■ Task directions
An exact copy of all the data is required, with pictures left out.

···

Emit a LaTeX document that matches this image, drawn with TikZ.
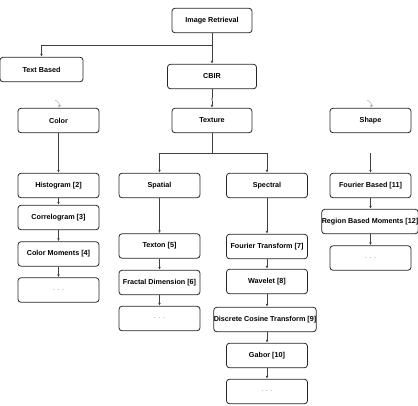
\documentclass[tikz,border=0pt]{standalone}
\usepackage{fontspec}
\setmainfont{Liberation Sans}
\usetikzlibrary{arrows.meta}

\begin{document}
\begin{tikzpicture}[x=1pt, y=-1pt,
  box/.style={draw=black!85, line width=0.8pt, rounded corners=3pt, fill=white,
    minimum width=81pt, minimum height=24.5pt, inner sep=0pt,
    font=\fontsize{7.2}{8}\selectfont\bfseries},
  wide/.style={box, minimum width=96pt},
  link/.style={draw=black!75, line width=0.6pt},
  stub/.style={draw=black!35, line width=0.4pt},
  dots/.style={text=black!45, font=\fontsize{7}{8}\selectfont},
  >={Latex[length=3pt,width=2.6pt]},
]
\useasboundingbox (0,0) rectangle (418,405);
% top levels
\node[box, minimum width=80pt] (ir) at (212,20.5) {Image Retrieval};
\node[box, minimum width=83pt] (tb) at (41.5,69.5) {Text Based};
\node[box, minimum width=89pt] (cbir) at (212,76.5) {CBIR};
\node[box] (col) at (58.5,120.5) {Color};
\node[box, minimum width=80pt] (tex) at (212,120.5) {Texture};
\node[box] (sh) at (370.5,120.5) {Shape};
% color column
\node[box] (hist) at (58.5,185.5) {Histogram [2]};
\node[box] (corr) at (58.5,217.5) {Correlogram [3]};
\node[box] (cm) at (58.5,254) {Color Moments [4]};
\node[box] (cdots) at (58.5,290) {\textnormal{\textcolor{black!45}{. . .}}};
% texture: spatial
\node[box] (spat) at (159.5,185.5) {Spatial};
\node[box] (texton) at (159.5,246) {Texton [5]};
\node[box] (frac) at (159.5,282.5) {Fractal Dimension [6]};
\node[box] (sdots) at (159.5,318.5) {\textnormal{\textcolor{black!45}{. . .}}};
% texture: spectral
\node[box] (spec) at (267,185.5) {Spectral};
\node[box] (ft) at (267,246.5) {Fourier Transform [7]};
\node[box] (wav) at (267,281.5) {Wavelet [8]};
\node[wide] (dct) at (265,319.5) {Discrete Cosine Transform [9]};
\node[box] (gab) at (267,355.5) {Gabor [10]};
\node[box] (gdots) at (267,391.5) {\textnormal{\textcolor{black!45}{. . .}}};
% shape column
\node[box] (fb) at (370.5,185.5) {Fourier Based [11]};
\node[wide] (rbm) at (370,221.5) {Region Based Moments [12]};
\node[box] (shdots) at (370.5,258) {\textnormal{\textcolor{black!45}{. . .}}};

\draw[link,->] (ir) -- (cbir);
\draw[link,->] (ir.south) -- ++(0,12) -| (tb.north);
\draw[link,->] (cbir) -- (tex);
\draw[link,->] (tex.south) -- ++(0,20) -| (spat.north);
\draw[link,->] (tex.south) -- ++(0,20) -| (spec.north);
\draw[link,->] (col) -- (hist);
\draw[link,->] (hist) -- (corr);
\draw[link,->] (corr) -- (cm);
\draw[link,->] (cm) -- (cdots);
\draw[link,->] (spat) -- (texton);
\draw[link,->] (texton) -- (frac);
\draw[link,->] (frac) -- (sdots);
\draw[link,->] (spec) -- (ft);
\draw[link,->] (ft) -- (wav);
\draw[link,->] (wav) -- (dct.north -| wav.south);
\draw[link,->] (dct.south -| gab.north) -- (gab);
\draw[link,->] (gab) -- (gdots);
\coordinate (shp) at (370.5,153);
\draw[link,->] (shp) -- (fb);
\draw[link,->] (fb) -- (fb |- rbm.north);
\draw[link,->] (fb |- rbm.south) -- (shdots);
% faint loose ends
\draw[stub,->] (55,100) to[bend left=50] (col.north);
\draw[stub,->] (367,100) to[bend left=50] (sh.north);
\draw[stub,->] (212,101) -- ++(0,-4);
\end{tikzpicture}
\end{document}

···

■ Task response
Emit a LaTeX document that matches this image, drawn with TikZ.
\documentclass[tikz,border=0pt]{standalone}
\usepackage{fontspec}
\setmainfont{Liberation Sans}
\usetikzlibrary{arrows.meta}

\begin{document}
\begin{tikzpicture}[x=1pt, y=-1pt,
  box/.style={draw=black!85, line width=0.8pt, rounded corners=3pt, fill=white,
    minimum width=81pt, minimum height=24.5pt, inner sep=0pt,
    font=\fontsize{7.2}{8}\selectfont\bfseries},
  wide/.style={box, minimum width=96pt},
  link/.style={draw=black!75, line width=0.6pt},
  stub/.style={draw=black!35, line width=0.4pt},
  dots/.style={text=black!45, font=\fontsize{7}{8}\selectfont},
  >={Latex[length=3pt,width=2.6pt]},
]
\useasboundingbox (0,0) rectangle (418,405);
% top levels
\node[box, minimum width=80pt] (ir) at (212,20.5) {Image Retrieval};
\node[box, minimum width=83pt] (tb) at (41.5,69.5) {Text Based};
\node[box, minimum width=89pt] (cbir) at (212,76.5) {CBIR};
\node[box] (col) at (58.5,120.5) {Color};
\node[box, minimum width=80pt] (tex) at (212,120.5) {Texture};
\node[box] (sh) at (370.5,120.5) {Shape};
% color column
\node[box] (hist) at (58.5,185.5) {Histogram [2]};
\node[box] (corr) at (58.5,217.5) {Correlogram [3]};
\node[box] (cm) at (58.5,254) {Color Moments [4]};
\node[box] (cdots) at (58.5,290) {\textnormal{\textcolor{black!45}{. . .}}};
% texture: spatial
\node[box] (spat) at (159.5,185.5) {Spatial};
\node[box] (texton) at (159.5,246) {Texton [5]};
\node[box] (frac) at (159.5,282.5) {Fractal Dimension [6]};
\node[box] (sdots) at (159.5,318.5) {\textnormal{\textcolor{black!45}{. . .}}};
% texture: spectral
\node[box] (spec) at (267,185.5) {Spectral};
\node[box] (ft) at (267,246.5) {Fourier Transform [7]};
\node[box] (wav) at (267,281.5) {Wavelet [8]};
\node[wide] (dct) at (265,319.5) {Discrete Cosine Transform [9]};
\node[box] (gab) at (267,355.5) {Gabor [10]};
\node[box] (gdots) at (267,391.5) {\textnormal{\textcolor{black!45}{. . .}}};
% shape column
\node[box] (fb) at (370.5,185.5) {Fourier Based [11]};
\node[wide] (rbm) at (370,221.5) {Region Based Moments [12]};
\node[box] (shdots) at (370.5,258) {\textnormal{\textcolor{black!45}{. . .}}};

\draw[link,->] (ir) -- (cbir);
\draw[link,->] (ir.south) -- ++(0,12) -| (tb.north);
\draw[link,->] (cbir) -- (tex);
\draw[link,->] (tex.south) -- ++(0,20) -| (spat.north);
\draw[link,->] (tex.south) -- ++(0,20) -| (spec.north);
\draw[link,->] (col) -- (hist);
\draw[link,->] (hist) -- (corr);
\draw[link,->] (corr) -- (cm);
\draw[link,->] (cm) -- (cdots);
\draw[link,->] (spat) -- (texton);
\draw[link,->] (texton) -- (frac);
\draw[link,->] (frac) -- (sdots);
\draw[link,->] (spec) -- (ft);
\draw[link,->] (ft) -- (wav);
\draw[link,->] (wav) -- (dct.north -| wav.south);
\draw[link,->] (dct.south -| gab.north) -- (gab);
\draw[link,->] (gab) -- (gdots);
\coordinate (shp) at (370.5,153);
\draw[link,->] (shp) -- (fb);
\draw[link,->] (fb) -- (fb |- rbm.north);
\draw[link,->] (fb |- rbm.south) -- (shdots);
% faint loose ends
\draw[stub,->] (55,100) to[bend left=50] (col.north);
\draw[stub,->] (367,100) to[bend left=50] (sh.north);
\draw[stub,->] (212,101) -- ++(0,-4);
\end{tikzpicture}
\end{document}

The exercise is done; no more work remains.